(begin)

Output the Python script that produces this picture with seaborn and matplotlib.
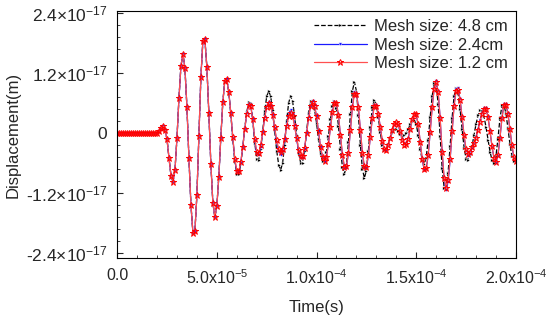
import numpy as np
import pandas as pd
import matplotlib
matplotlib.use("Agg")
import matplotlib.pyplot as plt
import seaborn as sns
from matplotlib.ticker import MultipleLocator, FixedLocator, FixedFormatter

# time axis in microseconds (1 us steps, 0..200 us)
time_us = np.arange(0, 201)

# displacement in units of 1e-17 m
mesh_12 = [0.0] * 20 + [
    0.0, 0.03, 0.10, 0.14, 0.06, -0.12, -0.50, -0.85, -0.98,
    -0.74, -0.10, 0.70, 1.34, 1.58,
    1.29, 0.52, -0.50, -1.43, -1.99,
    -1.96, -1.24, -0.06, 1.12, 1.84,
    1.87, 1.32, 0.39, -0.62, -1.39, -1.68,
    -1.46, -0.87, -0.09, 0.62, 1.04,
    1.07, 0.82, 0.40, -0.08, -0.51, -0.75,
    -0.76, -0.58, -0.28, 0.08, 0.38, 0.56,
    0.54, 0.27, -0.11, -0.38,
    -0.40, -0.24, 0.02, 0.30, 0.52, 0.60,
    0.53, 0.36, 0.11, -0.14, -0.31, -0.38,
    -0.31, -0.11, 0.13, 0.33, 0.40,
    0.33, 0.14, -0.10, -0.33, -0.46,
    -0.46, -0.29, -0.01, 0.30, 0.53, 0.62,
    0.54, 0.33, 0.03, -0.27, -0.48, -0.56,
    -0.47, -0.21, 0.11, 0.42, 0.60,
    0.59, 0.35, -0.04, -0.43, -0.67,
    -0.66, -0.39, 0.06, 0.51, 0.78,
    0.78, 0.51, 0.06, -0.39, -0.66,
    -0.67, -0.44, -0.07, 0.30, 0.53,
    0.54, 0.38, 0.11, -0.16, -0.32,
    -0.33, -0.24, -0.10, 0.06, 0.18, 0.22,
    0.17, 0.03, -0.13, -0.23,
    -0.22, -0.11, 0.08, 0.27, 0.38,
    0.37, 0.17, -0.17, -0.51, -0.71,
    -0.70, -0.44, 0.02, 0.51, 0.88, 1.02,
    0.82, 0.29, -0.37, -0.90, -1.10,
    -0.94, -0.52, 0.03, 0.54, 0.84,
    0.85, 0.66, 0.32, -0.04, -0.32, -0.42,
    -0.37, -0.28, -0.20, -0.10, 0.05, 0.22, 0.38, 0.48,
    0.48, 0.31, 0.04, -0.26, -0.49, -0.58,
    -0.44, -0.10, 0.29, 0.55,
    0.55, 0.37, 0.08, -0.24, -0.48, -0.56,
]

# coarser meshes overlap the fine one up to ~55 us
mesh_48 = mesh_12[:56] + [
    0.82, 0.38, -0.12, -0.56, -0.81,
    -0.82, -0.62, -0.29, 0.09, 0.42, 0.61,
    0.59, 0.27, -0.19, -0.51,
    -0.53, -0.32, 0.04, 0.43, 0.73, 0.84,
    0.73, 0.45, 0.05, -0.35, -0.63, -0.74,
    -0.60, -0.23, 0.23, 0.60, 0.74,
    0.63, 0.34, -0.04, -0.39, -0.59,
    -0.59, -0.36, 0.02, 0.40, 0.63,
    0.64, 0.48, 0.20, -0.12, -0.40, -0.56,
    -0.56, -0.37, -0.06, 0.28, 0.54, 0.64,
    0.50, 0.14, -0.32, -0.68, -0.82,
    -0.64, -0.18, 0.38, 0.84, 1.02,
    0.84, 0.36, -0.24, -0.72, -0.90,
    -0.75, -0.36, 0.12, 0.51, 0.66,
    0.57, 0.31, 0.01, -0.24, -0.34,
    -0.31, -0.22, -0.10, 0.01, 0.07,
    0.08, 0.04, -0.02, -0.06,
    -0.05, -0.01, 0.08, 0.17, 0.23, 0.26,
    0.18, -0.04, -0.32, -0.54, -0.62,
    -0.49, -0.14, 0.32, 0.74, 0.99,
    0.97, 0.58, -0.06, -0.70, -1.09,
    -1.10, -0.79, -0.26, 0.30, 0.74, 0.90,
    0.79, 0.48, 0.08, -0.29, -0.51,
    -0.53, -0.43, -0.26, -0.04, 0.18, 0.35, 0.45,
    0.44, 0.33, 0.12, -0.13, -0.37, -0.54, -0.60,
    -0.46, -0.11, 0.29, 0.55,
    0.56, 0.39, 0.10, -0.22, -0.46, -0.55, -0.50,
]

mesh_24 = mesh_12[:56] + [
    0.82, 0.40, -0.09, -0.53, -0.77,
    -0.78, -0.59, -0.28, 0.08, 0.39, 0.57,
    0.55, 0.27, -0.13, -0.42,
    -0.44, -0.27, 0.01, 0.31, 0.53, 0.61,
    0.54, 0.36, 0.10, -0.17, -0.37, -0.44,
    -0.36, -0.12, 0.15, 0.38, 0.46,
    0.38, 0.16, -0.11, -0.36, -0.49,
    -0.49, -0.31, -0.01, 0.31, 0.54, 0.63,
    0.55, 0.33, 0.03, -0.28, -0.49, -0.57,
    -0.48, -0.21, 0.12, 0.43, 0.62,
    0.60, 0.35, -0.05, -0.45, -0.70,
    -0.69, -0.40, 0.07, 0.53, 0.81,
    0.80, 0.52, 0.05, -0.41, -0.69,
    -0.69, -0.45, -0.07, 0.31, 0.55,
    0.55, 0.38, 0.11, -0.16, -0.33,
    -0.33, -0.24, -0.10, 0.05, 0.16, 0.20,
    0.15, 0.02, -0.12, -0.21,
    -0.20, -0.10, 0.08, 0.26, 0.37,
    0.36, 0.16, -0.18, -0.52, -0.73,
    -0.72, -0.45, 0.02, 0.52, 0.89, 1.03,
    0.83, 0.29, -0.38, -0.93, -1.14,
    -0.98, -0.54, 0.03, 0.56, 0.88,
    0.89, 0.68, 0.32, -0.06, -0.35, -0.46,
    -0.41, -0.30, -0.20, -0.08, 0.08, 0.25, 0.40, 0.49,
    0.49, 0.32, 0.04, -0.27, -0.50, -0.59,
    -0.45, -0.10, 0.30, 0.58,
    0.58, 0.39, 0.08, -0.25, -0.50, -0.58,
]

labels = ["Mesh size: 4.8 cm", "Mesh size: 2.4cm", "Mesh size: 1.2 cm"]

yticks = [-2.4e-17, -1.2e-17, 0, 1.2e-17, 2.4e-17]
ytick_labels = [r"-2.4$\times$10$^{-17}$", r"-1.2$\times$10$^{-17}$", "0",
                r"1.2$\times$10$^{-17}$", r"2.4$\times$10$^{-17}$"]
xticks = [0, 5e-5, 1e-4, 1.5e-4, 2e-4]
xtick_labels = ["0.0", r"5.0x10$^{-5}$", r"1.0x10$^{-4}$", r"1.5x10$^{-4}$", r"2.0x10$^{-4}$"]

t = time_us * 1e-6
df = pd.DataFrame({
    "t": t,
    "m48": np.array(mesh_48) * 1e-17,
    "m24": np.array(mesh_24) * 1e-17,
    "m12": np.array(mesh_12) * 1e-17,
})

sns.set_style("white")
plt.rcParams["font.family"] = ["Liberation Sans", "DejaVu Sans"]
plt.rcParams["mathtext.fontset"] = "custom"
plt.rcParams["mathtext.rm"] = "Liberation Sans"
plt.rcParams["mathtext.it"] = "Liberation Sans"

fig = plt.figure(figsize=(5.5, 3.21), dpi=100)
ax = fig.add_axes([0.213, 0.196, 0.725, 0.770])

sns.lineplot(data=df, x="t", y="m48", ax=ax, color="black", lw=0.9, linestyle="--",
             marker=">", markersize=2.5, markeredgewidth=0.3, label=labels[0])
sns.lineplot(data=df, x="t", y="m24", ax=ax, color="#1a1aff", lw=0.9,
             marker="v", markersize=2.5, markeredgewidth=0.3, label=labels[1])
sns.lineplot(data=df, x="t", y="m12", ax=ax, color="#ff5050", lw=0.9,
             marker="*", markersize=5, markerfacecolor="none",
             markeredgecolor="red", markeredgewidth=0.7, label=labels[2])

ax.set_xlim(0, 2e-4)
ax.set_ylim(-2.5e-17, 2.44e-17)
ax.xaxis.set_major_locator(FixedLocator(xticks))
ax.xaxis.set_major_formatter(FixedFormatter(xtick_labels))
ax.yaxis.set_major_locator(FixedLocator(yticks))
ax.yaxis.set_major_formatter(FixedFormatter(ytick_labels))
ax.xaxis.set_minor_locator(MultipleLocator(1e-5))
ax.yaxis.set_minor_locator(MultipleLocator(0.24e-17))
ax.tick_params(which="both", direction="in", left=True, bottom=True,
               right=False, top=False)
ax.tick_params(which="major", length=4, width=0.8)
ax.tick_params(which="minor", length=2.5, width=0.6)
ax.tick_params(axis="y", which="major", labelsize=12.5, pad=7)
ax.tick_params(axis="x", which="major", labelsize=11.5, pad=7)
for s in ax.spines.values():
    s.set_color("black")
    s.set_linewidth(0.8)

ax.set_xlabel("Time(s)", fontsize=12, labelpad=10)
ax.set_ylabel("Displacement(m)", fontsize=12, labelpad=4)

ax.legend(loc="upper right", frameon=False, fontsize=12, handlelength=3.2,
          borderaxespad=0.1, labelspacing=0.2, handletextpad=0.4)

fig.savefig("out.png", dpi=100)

(end)

[Goal of the exercise]
Write out again, exactly, the lines from the start of the listing up to the line containing "time_us = np.arange(0, 201)", with both ends and without pictures.

[The output]
Output the Python script that produces this picture with seaborn and matplotlib.
import numpy as np
import pandas as pd
import matplotlib
matplotlib.use("Agg")
import matplotlib.pyplot as plt
import seaborn as sns
from matplotlib.ticker import MultipleLocator, FixedLocator, FixedFormatter

# time axis in microseconds (1 us steps, 0..200 us)
time_us = np.arange(0, 201)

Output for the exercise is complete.